Tolkien also displayed this “new way of thinking” in his inspired choice of heroes. One must not forget the importance of his Hobbits; it would do no good to change the nature of the quest without changing the nature of the hero. Not only did Tolkien turn the ring quest on its head; he also reversed many of the characteristics usually expected of the quest hero. He wrote:

“The Hobbits are, of course, really meant to be a branch of the specifically human race (not Elves or Dwarves) … They are entirely without non-human powers, but are represented as being more in touch with ‘nature’, and abnormally, for humans, free from ambition or greed of wealth. They are made small partly to exhibit the pettiness of man, plain unimaginative parochial man … and mostly to show up, in creatures of very small physical power, the amazing and unexpected heroism of ordinary men ‘at a pinch.’”

Ultimately, the greatest strength of Tolkien’s Hobbits in their epic struggle against all odds is their basic human decency. It is their essential humanity, their simple but pure human spirits, which allowed them to triumph in the end. And it is this human element, combined with the grandeur and pomp of a magnificently conceived mythic world that has been the key to Tolkien’s continued popularity.
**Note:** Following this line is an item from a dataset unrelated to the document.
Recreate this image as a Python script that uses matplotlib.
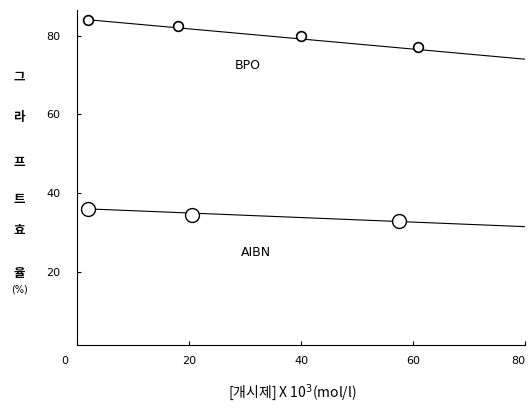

Characteristically, however, Frodo Baggins the Hobbit actually does live up to the classic “hero” image at the time of the ultimate test. At the last moment, on the edge of the Crack of Doom, the Hobbit’s resolve fails and he refuses to destroy the One Ring. Virtuous though Frodo is, it is not the strength of his will that allows the One Ring to be destroyed and Middle-earth to be saved, it is Frodo’s unprovoked and almost foolish charity toward an undeserving enemy. Out of a sense of mercy, the Hobbit allows the treacherous Gollum to live. Reason should tell Frodo that Gollum will betray him again, but the Hobbit chooses to obey his heart. In the end, the One Ring is destroyed exactly because Frodo takes pity on his enemy, and Gollum survives long enough to betray him again. On the edge of the Crack of Doom, Gollum wrestles with the Hobbit. Finally, he overcomes the weakened Frodo. He viciously bites off the Hobbit’s ring finger. Then, seizing the One Ring, Gollum topples backward into the fiery abyss. The One Ring is destroyed.

In Frodo the Hobbit, Tolkien found a twentieth-century Everyman who has, and will continue to have in the twenty-first century, universal appeal to people of any time and any place. In Tolkien’s The Lord of the Rings the Hobbit teaches us that “attempting to conquer Sauron with the ring” is no longer the goal of the quest. In the end, it is not the power of the mind, nor the strength of the body, but the instincts of the human heart that save the world. It is the simple human capacity for mercy that finally allows evil to be overthrown.